We developed a new experimental model where the abundance and evolution of pairs of E. coli strains was followed in the gut of healthy mice and of mutant mice, which are models for human diseases. By labelling each strain with two fluorescent markers we could identify if evolution follows different modes of natural selection: a directional selection mode, where one fluorescence is lost, or a diversifying selection mode, where both markers are maintained. When colonizing immune-competent mice or severely immune-compromised mice, with the strains of E. coli, in the absence of any other members of the microbiota, we were able to determine how strain co-existence and within-strain evolution are shaped by the adaptive immune system. We found that irrespectively of the mice immune status both strains maintained the fluorescent markers but reached very different abundances. Importantly, the abundance of the dominant strain is significantly higher in the immune compromised mice. The two strains were able to co-exist for thousands of generations and accumulated beneficial mutations in genes coding for different resource preferences. A higher rate of mutation accumulation in immune-compromised vs. immune-competent mice was observed and adaptative mutations specific to immune-competent mice were identified. Importantly, the presence of the adaptive immune system selected for specific mutations that increase stress resistance and the timing of the spread of such mutations correlates with the onset of an antibody response.

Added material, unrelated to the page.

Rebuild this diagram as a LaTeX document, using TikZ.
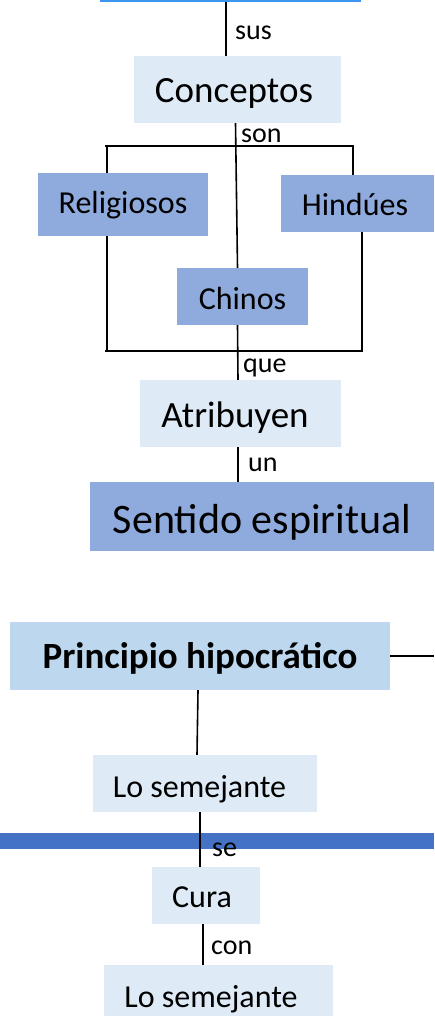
\documentclass[tikz,border=0pt]{standalone}
\usepackage{fontspec}
\setmainfont{Carlito}
\usepackage{tikz}
\definecolor{claro}{RGB}{222,235,247}
\definecolor{medio}{RGB}{143,170,220}
\definecolor{principal}{RGB}{189,215,238}
\definecolor{franja}{RGB}{68,114,196}
\definecolor{borde}{RGB}{60,150,240}

\begin{document}
\begin{tikzpicture}[x=1pt,y=-1pt,
  caja/.style={rectangle,inner sep=0pt,text=black,text height=25pt,text depth=0pt},
  claro/.style={caja,fill=claro},
  medio/.style={caja,fill=medio},
  enlace/.style={anchor=base west,inner sep=0pt,font=\fontsize{28}{30}\selectfont},
  linea/.style={line width=1.6pt}]
\useasboundingbox (0,0) rectangle (434,1016);
%% franjas
\fill[borde] (100,0) rectangle (361,2.5);
\fill[franja] (0,833) rectangle (434,849);
%% cajas
\node[claro,minimum width=207pt,minimum height=67pt,text height=27pt,font=\fontsize{37}{40}\selectfont] (conceptos) at (237.5,89.5) {Conceptos\hspace*{7pt}};
\node[medio,minimum width=170pt,minimum height=63pt,text height=17.6pt,font=\fontsize{32}{34}\selectfont] (religiosos) at (123,204.5) {Religiosos};
\node[medio,minimum width=153pt,minimum height=57pt,font=\fontsize{32}{34}\selectfont] (hindues) at (357.5,203.5) {Hindúes\hspace*{5pt}};
\node[medio,minimum width=131pt,minimum height=57pt,font=\fontsize{32}{34}\selectfont] (chinos) at (242.5,296.5) {Chinos};
\node[claro,minimum width=201pt,minimum height=67pt,text height=27pt,font=\fontsize{37}{40}\selectfont] (atribuyen) at (240.5,413.5) {Atribuyen\hspace*{11pt}};
\node[medio,minimum width=344pt,minimum height=69pt,text height=33pt,font=\fontsize{42}{44}\selectfont] (sentido) at (262,516.5) {Sentido espiritual};
\node[caja,fill=principal,minimum width=380pt,minimum height=68pt,text height=24pt,font=\fontsize{37}{40}\selectfont\bfseries] (principio) at (200,656) {Principio hipocrático};
\node[claro,minimum width=224pt,minimum height=57pt,text height=27pt,font=\fontsize{32}{34}\selectfont] (semejante) at (205,783.5) {Lo semejante\hspace*{11pt}};
\node[claro,minimum width=108pt,minimum height=57pt,text height=23pt,font=\fontsize{32}{34}\selectfont] (cura) at (206,895.5) {Cura\hspace*{8pt}};
\node[claro,minimum width=229pt,minimum height=57pt,text height=27pt,font=\fontsize{32}{34}\selectfont] (semejante2) at (218.5,993.5) {Lo semejante\hspace*{15pt}};
%% palabras de enlace
\node[enlace] (lsus) at (235,40) {sus};
\node[enlace] (lson) at (241,143) {son};
\node[enlace] (lque) at (243,372) {que};
\node[enlace] (lun) at (248,471) {un};
\node[enlace] (lse) at (212,856) {se};
\node[enlace] (lcon) at (211,954) {con};
%% esquinas del marco
\coordinate (arriba) at (226,2);
\coordinate (tl) at (107,146);
\coordinate (tr) at (353,146);
\coordinate (bl) at (107,351);
\coordinate (br) at (362,351);
\coordinate (derecha) at (434,656);
%% lineas
\draw[linea] (arriba) -- (arriba |- conceptos.north);
\draw[linea] ([xshift=-2pt]conceptos.south) -- ([xshift=-5pt]chinos.north);
\draw[linea] ([xshift=-2pt]tl) -- ([xshift=1pt]tr);
\draw[linea] (tl) -- (tl |- religiosos.north);
\draw[linea] (tl |- religiosos.south) -- (bl);
\draw[linea] (tr) -- (tr |- hindues.north);
\draw[linea] (br |- hindues.south) -- (br);
\draw[linea] ([xshift=-2pt]bl) -- ([xshift=1pt]br);
\draw[linea] ([xshift=-5pt]chinos.south) -- ([xshift=-2.5pt]atribuyen.north);
\draw[linea] ([xshift=-2.5pt]atribuyen.south) -- ([xshift=-2.5pt]atribuyen.south |- sentido.north);
\draw[linea] (principio.east) -- (derecha);
\draw[linea] ([xshift=-2pt]principio.south) -- ([xshift=-8pt]semejante.north);
\draw[linea] ([xshift=-5pt]semejante.south) -- ([xshift=-6pt]cura.north);
\draw[linea] ([xshift=-3pt]cura.south) -- ([xshift=-15.5pt]semejante2.north);

\end{tikzpicture}
\end{document}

The results of the evolution experiments performed in mice with a complex microbiota were very different from those observed when E. coli is the sole colonizer of the gut of healthy mice. In the presence of other species, the less abundant strain E. coli strain loses diversity, whereas the more abundant strain does not. This strongly suggests that the other microbiota members influence the dynamics of evolution of E. coli strains that coexist in the gut. The coexistence of strains is also accompanied by a very rich dynamics of horizontal gene transfer from one strain to the other. In mice devoid of a complex microbiota we found a significant higher rate of phage and plasmid transfer in immune-competent than in immune-compromised mice. In mice with a complex microbiota we found that a remarkable event of horizontal transfer, involving phage transduction, where the genome of one strain could be repaired with genes from the other strain.

Our knowledge about how co-existing strains evolve and adapt in the intestines of mammals is very limited. We were able to perform experimental evolution for thousands of generations in vivo, using mice, towards decreasing this knowledge gap. To the best of our knowledge this is the first time that a strain specific effect in the dynamics of E. coli evolution within the same host is shown to be modulated by the microbiota. This result supports the hypothesis that bacteria evolution happing in the gut is likely to entail different modes of selection for different strains of bacteria that colonize the intestines of each one of us. Furthermore, we made two new and impactful discoveries related to the process of horizontal gene transfer in the gut microbiota:
i) we detected a rare but strongly beneficial event of genetic exchange between the coexisting strains. This involved the acquisition of novel DNA by a strain, including the gain of an important gene that the strain had previously lost during laboratory propagation, which was strongly selected for during its adaptation to gut colonization;
ii) we detected, for the first time, of a case of phage piracy in the mammalian intestine. This involved the transfer between strains of a phage that lacks essential genes for its own replication, known as phage satellite. This phage satellite was likely mobilized by another phage, so called a helper phage, to transfer between the bacterial hosts.